Winds of Change
What Managing a Post-Revolution Iran Would Look Like
The day the mullahs fall will mark the beginning of a monumental reconstruction effort in a country with vast potential but shattered institutions

When the dust settles and the Islamic Republic is dissolved, the transitional government will face the daunting task of managing a country of eighty-eight million people that has been economically hollowed out by forty-five years of corruption.
The immediate challenge will be the stabilization of the currency and the food supply. The statistics are stark as nearly sixty percent of the Iranian economy is currently controlled by bonyads, which are opaque religious foundations run by the IRGC. Dismantling these conglomerates and returning the wealth to the public sector will be the first test of the new leadership.
Demographically, Iran is in a unique position that could either be its salvation or its undoing. The population is highly educated and relatively young, with a median age of thirty-two, yet it suffers from one of the highest rates of brain drain in the world.
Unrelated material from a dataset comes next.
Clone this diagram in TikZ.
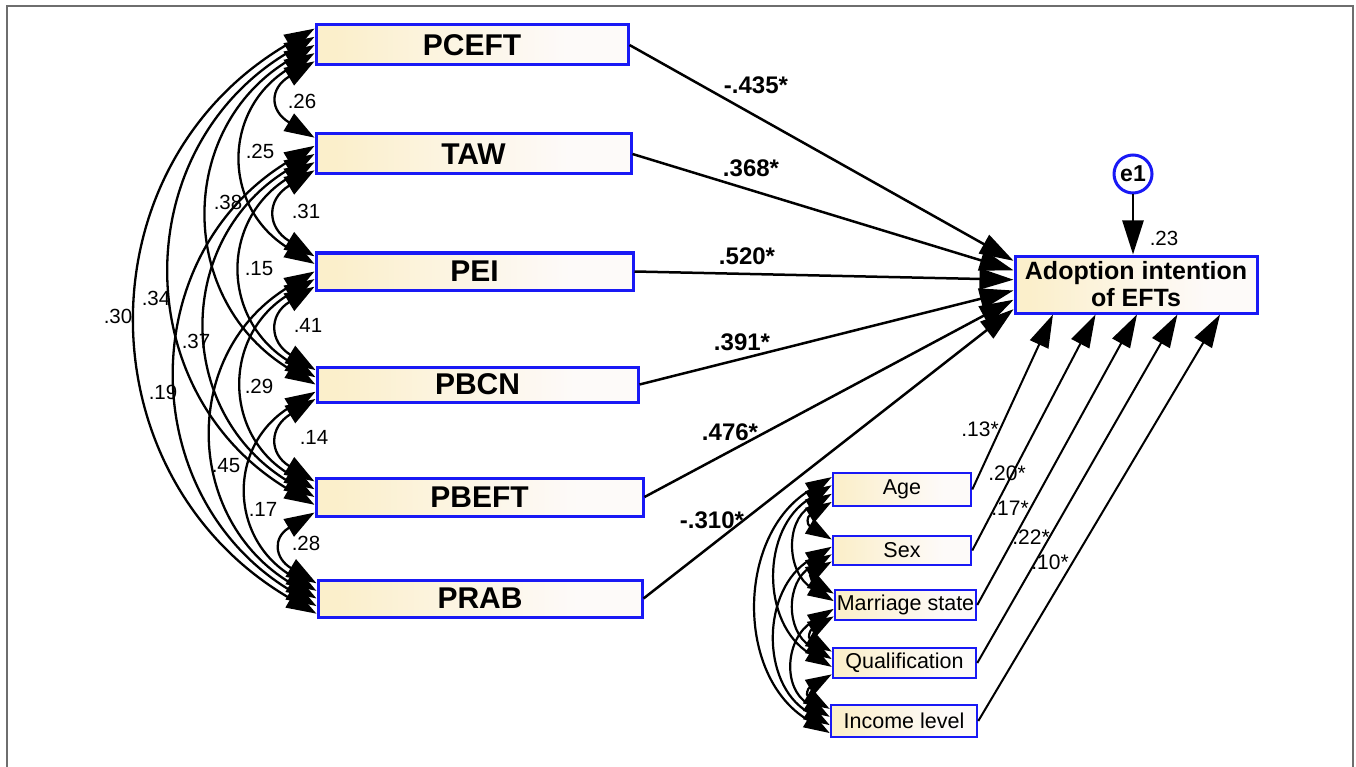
\documentclass[tikz,border=0pt]{standalone}
\usepackage{fontspec}
\setmainfont{Liberation Sans}
\usetikzlibrary{arrows.meta,calc}

\definecolor{boxblue}{RGB}{25,25,245}
\definecolor{fillA}{RGB}{251,239,203}
\definecolor{fillB}{RGB}{253,250,249}
\definecolor{framegray}{RGB}{110,110,110}
\pgfdeclarehorizontalshading{boxfill}{100bp}{color(0bp)=(fillA); color(28bp)=(fillA); color(65bp)=(fillB); color(100bp)=(fillB)}

% curved two-headed covariance along the left edges of two boxes
% #1 upper node, #2 position on its left edge, #3 lower node, #4 position, #5 bulge, #6 vertical pull, #7 style
\newcommand\drawcov[7]{%
  \draw[#7] ($(#1.north west)!#2!(#1.south west)$)
    .. controls +(-#5,#6) and +(-#5,-#6) ..
    ($(#3.north west)!#4!(#3.south west)$);}

\tikzset{
  bigbox/.style={draw=boxblue, line width=3pt, shading=boxfill, inner sep=0pt,
    font=\fontsize{30}{32}\selectfont\bfseries},
  smallbox/.style={draw=boxblue, line width=2.5pt, shading=boxfill, inner sep=0pt,
    font=\fontsize{21.5}{24}\selectfont},
  cov/.style={line width=2.3pt,
    {Triangle[length=30pt,width=20pt]}-{Triangle[length=30pt,width=20pt]}},
  scov/.style={line width=2.2pt,
    {Triangle[length=26pt,width=17pt]}-{Triangle[length=26pt,width=17pt]}},
  regpath/.style={line width=2.5pt, -{Triangle[length=34pt,width=21pt]}},
  ctrlpath/.style={line width=2pt, -{Triangle[length=33pt,width=20pt]}},
  covlab/.style={font=\fontsize{20.5}{20.5}\selectfont, inner sep=0pt},
  ctrllab/.style={font=\fontsize{21}{21}\selectfont, inner sep=0pt},
  coeflab/.style={font=\fontsize{24}{24}\selectfont\bfseries, inner sep=0pt},
}

\begin{document}
\begin{tikzpicture}[x=1pt, y=-1pt]
\useasboundingbox (0,0) rectangle (1356,767);

% outer frame
\draw[framegray, line width=1.5pt] (7,767) -- (7,6) -- (1353,6) -- (1353,767);

% exogenous constructs
\node[bigbox, minimum width=312pt, minimum height=40pt] (pceft) at (472,45) {PCEFT};
\node[bigbox, minimum width=315pt, minimum height=40pt] (taw) at (473.5,154) {TAW};
\node[bigbox, minimum width=317pt, minimum height=37pt] (pei) at (474.5,271.5) {PEI};
\node[bigbox, minimum width=321pt, minimum height=35pt] (pbcn) at (477.5,384.5) {PBCN};
\node[bigbox, minimum width=327pt, minimum height=38pt] (pbeft) at (479.5,497) {PBEFT};
\node[bigbox, minimum width=324pt, minimum height=37pt] (prab) at (480,598.5) {PRAB};

% outcome and its error term
\node[bigbox, font=\fontsize{25}{27}\selectfont\bfseries, align=center,
      minimum width=242pt, minimum height=57pt] (adopt) at (1136,284.5) {Adoption intention\\of EFTs};
\node[circle, draw=boxblue, line width=3pt, fill=white, minimum size=38pt, inner sep=0pt,
      font=\fontsize{23}{23}\selectfont\bfseries] (e1) at (1133,174) {e1};
\coordinate (e1end) at (e1 |- adopt.north);
\draw[regpath] (e1) -- (e1end);
\node[covlab] (r2) at (1164,238) {.23};

% control variables
\node[smallbox, minimum width=138pt, minimum height=33pt] (age) at (902,489.5) {Age};
\node[smallbox, minimum width=138pt, minimum height=29pt] (sex) at (902,550.5) {Sex};
\node[smallbox, minimum width=141pt, minimum height=30pt] (mar) at (905.5,605) {Marriage state};
\node[smallbox, minimum width=143pt, minimum height=30pt] (qual) at (904.5,663) {Qualification};
\node[smallbox, minimum width=146pt, minimum height=32pt] (inc) at (904,721) {Income level};

% structural paths
\draw[regpath] (pceft.east) -- ($(adopt.north west)!0.105!(adopt.south west)$);
\draw[regpath] (taw.east)   -- ($(adopt.north west)!0.263!(adopt.south west)$);
\draw[regpath] (pei.east)   -- ($(adopt.north west)!0.42!(adopt.south west)$);
\draw[regpath] (pbcn.east)  -- ($(adopt.north west)!0.60!(adopt.south west)$);
\draw[regpath] (pbeft.east) -- ($(adopt.north west)!0.754!(adopt.south west)$);
\draw[regpath] (prab.east)  -- ($(adopt.north west)!0.912!(adopt.south west)$);

\node[coeflab] (b1) at (756,85)  {-.435*};
\node[coeflab] (b2) at (751,168) {.368*};
\node[coeflab] (b3) at (747,256) {.520*};
\node[coeflab] (b4) at (742,342) {.391*};
\node[coeflab] (b5) at (730,432) {.476*};
\node[coeflab] (b6) at (712,520) {-.310*};

% control paths
\draw[ctrlpath] (age.east)  -- ($(adopt.south west)!0.161!(adopt.south east)$);
\draw[ctrlpath] (sex.east)  -- ($(adopt.south west)!0.335!(adopt.south east)$);
\draw[ctrlpath] (mar.east)  -- ($(adopt.south west)!0.504!(adopt.south east)$);
\draw[ctrlpath] (qual.east) -- ($(adopt.south west)!0.669!(adopt.south east)$);
\draw[ctrlpath] (inc.east)  -- ($(adopt.south west)!0.843!(adopt.south east)$);

\node[ctrllab] (g1) at (980,429)  {.13*};
\node[ctrllab] (g2) at (1007,473) {.20*};
\node[ctrllab] (g3) at (1010,508) {.17*};
\node[ctrllab] (g4) at (1031,537) {.22*};
\node[ctrllab] (g5) at (1050,562) {.10*};

% covariances among the constructs
\drawcov{pceft}{0.88}{taw}{0.12}{45}{27}{cov}
\drawcov{pceft}{0.69}{pei}{0.31}{93}{56}{cov}
\drawcov{pceft}{0.50}{pbcn}{0.50}{139}{83}{cov}
\drawcov{pceft}{0.31}{pbeft}{0.69}{188}{111}{cov}
\drawcov{pceft}{0.12}{prab}{0.88}{235}{136}{cov}
\drawcov{taw}{0.88}{pei}{0.12}{48}{29}{cov}
\drawcov{taw}{0.69}{pbcn}{0.31}{95}{57}{cov}
\drawcov{taw}{0.50}{pbeft}{0.50}{141}{84}{cov}
\drawcov{taw}{0.31}{prab}{0.69}{182}{109}{cov}
\drawcov{pei}{0.88}{pbcn}{0.12}{46}{28}{cov}
\drawcov{pei}{0.69}{pbeft}{0.31}{92}{55}{cov}
\drawcov{pei}{0.50}{prab}{0.50}{134}{80}{cov}
\drawcov{pbcn}{0.88}{pbeft}{0.12}{46}{28}{cov}
\drawcov{pbcn}{0.69}{prab}{0.31}{88}{53}{cov}
\drawcov{pbeft}{0.88}{prab}{0.12}{42}{25}{cov}

\node[covlab] (c01) at (302,101) {.26};
\node[covlab] (c02) at (260,151) {.25};
\node[covlab] (c03) at (228,202) {.38};
\node[covlab] (c04) at (156,298) {.34};
\node[covlab] (c05) at (118,316) {.30};
\node[covlab] (c12) at (306,211) {.31};
\node[covlab] (c13) at (259,269) {.15};
\node[covlab] (c14) at (196,341) {.37};
\node[covlab] (c15) at (163,392) {.19};
\node[covlab] (c23) at (308,325) {.41};
\node[covlab] (c24) at (259,386) {.29};
\node[covlab] (c25) at (226,466) {.45};
\node[covlab] (c34) at (314,437) {.14};
\node[covlab] (c35) at (263,509) {.17};
\node[covlab] (c45) at (306,543) {.28};

% covariances among the controls
\drawcov{age}{0.85}{sex}{0.15}{25}{15}{scov}
\drawcov{age}{0.62}{mar}{0.38}{47}{28}{scov}
\drawcov{age}{0.38}{qual}{0.62}{71}{43}{scov}
\drawcov{age}{0.15}{inc}{0.85}{95}{57}{scov}
\drawcov{sex}{0.85}{mar}{0.15}{22}{13}{scov}
\drawcov{sex}{0.62}{qual}{0.38}{46}{28}{scov}
\drawcov{sex}{0.38}{inc}{0.62}{70}{42}{scov}
\drawcov{mar}{0.85}{qual}{0.15}{24}{14}{scov}
\drawcov{mar}{0.62}{inc}{0.38}{48}{29}{scov}
\drawcov{qual}{0.85}{inc}{0.15}{24}{14}{scov}
\end{tikzpicture}
\end{document}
The post-revolutionary government must immediately incentivize the return of the diaspora. This involves not just political freedom but the promise of a meritocratic economy where positions are earned by skill rather than religious loyalty. The integration of ethnic minorities, including Kurds, Baluchis, and Arabs, into a federalist framework will be essential to prevent the balkanization of the state.
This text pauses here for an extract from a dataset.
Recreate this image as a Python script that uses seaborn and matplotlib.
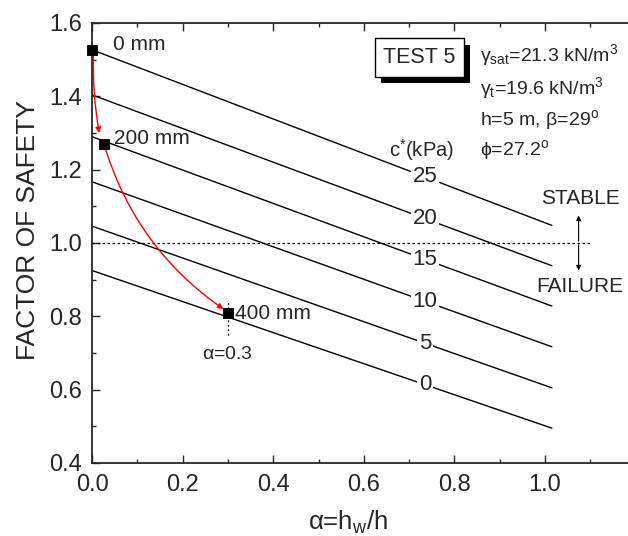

With the world's second-largest natural gas reserves and fourth-largest oil reserves, Iran has the capital to rebuild, provided the funds are not siphoned off for terrorism.
The transition period will require a council to manage the hyperinflation and unemployment that currently plagues the nation. If managed correctly, the release of Iranian human capital from the shackles of fundamentalism could trigger an economic boom that rivals the rapid rise of the Asian Tigers in the late twentieth century.